A surprising number of people are influenced by someone else’s opinion if they know it, to confirm what they are feeling. But mostly they go by their instinctive reaction to an image, though some personal biases come through. For example it doesn’t help when an editor knows the model in an image personally, and either likes or dislikes them. Their editing becomes null and void when associated with a bias. I must say I always come away from this process surprised at how many people have no internal barometer with which to judge the worth of a male nude art image, or any art image for that matter, other than from what they have been told is fashionable or excellent by someone else. They have no conscious aesthetic and therefore find it difficult to relate to someone else’s creation, and don’t register attempts at anything as abstract as visual poetry.
It is always surprising what people proffer as the support for their cover choice. No one I ask works directly in print publishing, and while some are in marketing, each has a theory as to why a particular cover will work. It can be hilarious for me even though ultimately frustrating. Surprisingly too, few ask about the books’ content before making their cover decision.
This year I have a collection to publish that has elements of fantasy, (without giving too much away), some late afternoon lunacy, some fight scenes, some sunset shots, and many warmly- lit portraits of men in respite. Of course a strong masculine,-well, my kind of masculine, which I think is fairly diverse in its manifestations, given the stereotypes we are presented with in a lot of male ‘fitness’ portrait photography these days- country theme is established, and ‘Outback’ was always going to be in the title, given the work was shot to be the next instalment of the series.
So. I’ve narrowed it down to three titles and three images for the cover. The title contenders are ‘Outback Dusk’, ‘Outback Twilight’ and ‘Outback Reverie’, and you can see the cover image choices here. So far, I’ve shown people each cover option mocked up with each title.
A few people are familiar with the book‘s content. But mostly choices have been made purely based on title and image appeal.
I personally am already drawn to a particular portrait, but very open to all three. I am strongly attached to the title ‘Outback Twilight’ and have had to fight everyone’s strong reservations about the word, considering its’ commercial usage of late, and because the word has been reduced to sounding somehow trite and feminine, or sci-fi, and therefore not suited to outback men. For me, the word is beautiful. I have said it enough in my head of late to dissociate it from its contemporary bastardisation and return it to its’ quintessence, and I find it is an entrancing and potent poetic word. It’s alliterating. And visual. It has sparkle and allure and works a treat juxtaposed with ‘Outback’, which lends it a clumsy toughness, and grounds it. Plus I guess I have the advantage of knowing the work in the book well, and think these two words together say nearly everything two words can say about it, without getting pretentious.

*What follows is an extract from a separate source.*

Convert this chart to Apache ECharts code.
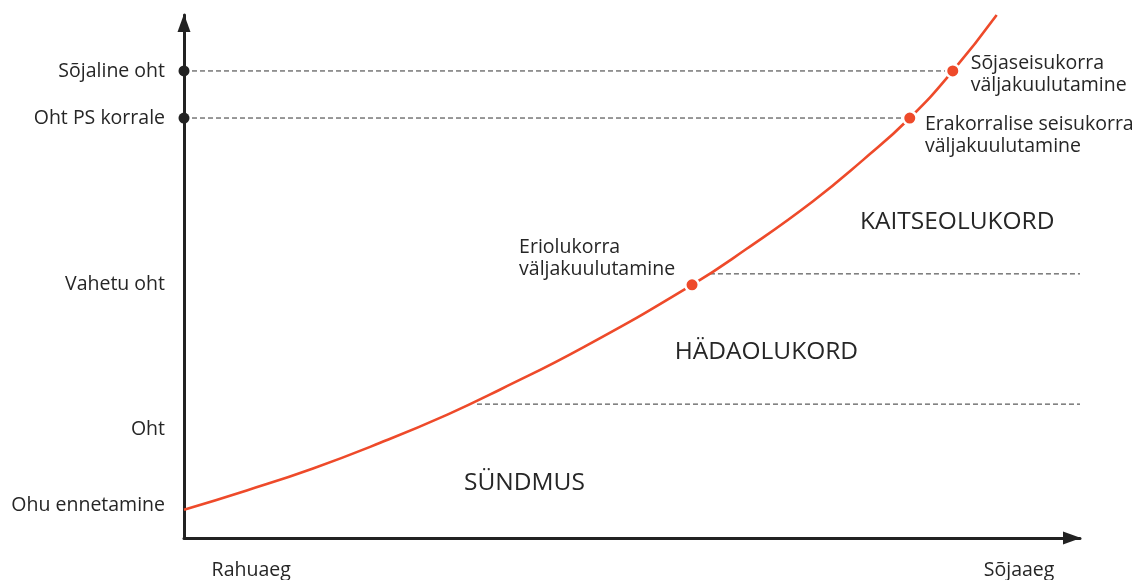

‘Reverie’ is probably too old school, maybe, so the nuances would be lost on people, but it specifies what I would hope the book would lead people into. I mean, the dictionary definition could not have be more concise in encapsulating both what I hoped the images would illicit in people and would say about the men portrayed in languid light, daydreaming and restful at the end of a long hard day. Its’ musicality too, is evocative.
But then I remind myself that the headiness I feel at times about the work in the book is somewhat personal and delusionary, and not what is actually being conveyed to most people. And from one day to the next, I can go from exhilaration about sharing my work, to the equal and opposite conviction that is all banal and worthless. Ah the pitfalls of aspiring and creating! So, better not to opt for a word which inspires me when I’m at giddy heights, and which I would regret sorely as pretentious, on bad days.
‘Dusk’ is far and away the favourite. Nearly everyone finds it dirty and strong and manly, and even when I explain that a lot of the imagery is shot at twilight, they think it does everything ‘twilight’ does, without being prissy. And I have to admit the word looks strong. It is succinct and tough, but with a curvaceous edge in those last 2 consonants.
Inevitably I will choose a somewhat sensible middle ground. I like all of the titles enough- heck I invented them- and lucky for me the image I suspect makes the strongest cover, fulfilling most print cover criteria, is also evocative of at least some of the books themes, but more importantly, this time, it is far and away the most popular choice so far, even if one close girlfriend looked at me curiously when I showed it to her , and asked “ what made you decide to put this in the mix?”! To negate this reaction I will have to content myself that she didn’t ‘get it’ for some reason, the way others do, and as my readership is still, unfortunately, only roughly ten per cent female, and though greater accessibility to the female population has long been a core objective of mine, if she represents her gender in any way, then that will have to wait even longer.
It’s all a lot to pressure about a cover, and there is a lot to expect of a cover, and no one choice is going to be all things for all people 100% anyway, and, as with everything else to do with creating a book, decisions, imperfect as they may be, have to be made. I know, as the creator and the publisher of the book, the buck stops with me and it is decision time.
But just to be sure, which way do you think I should go?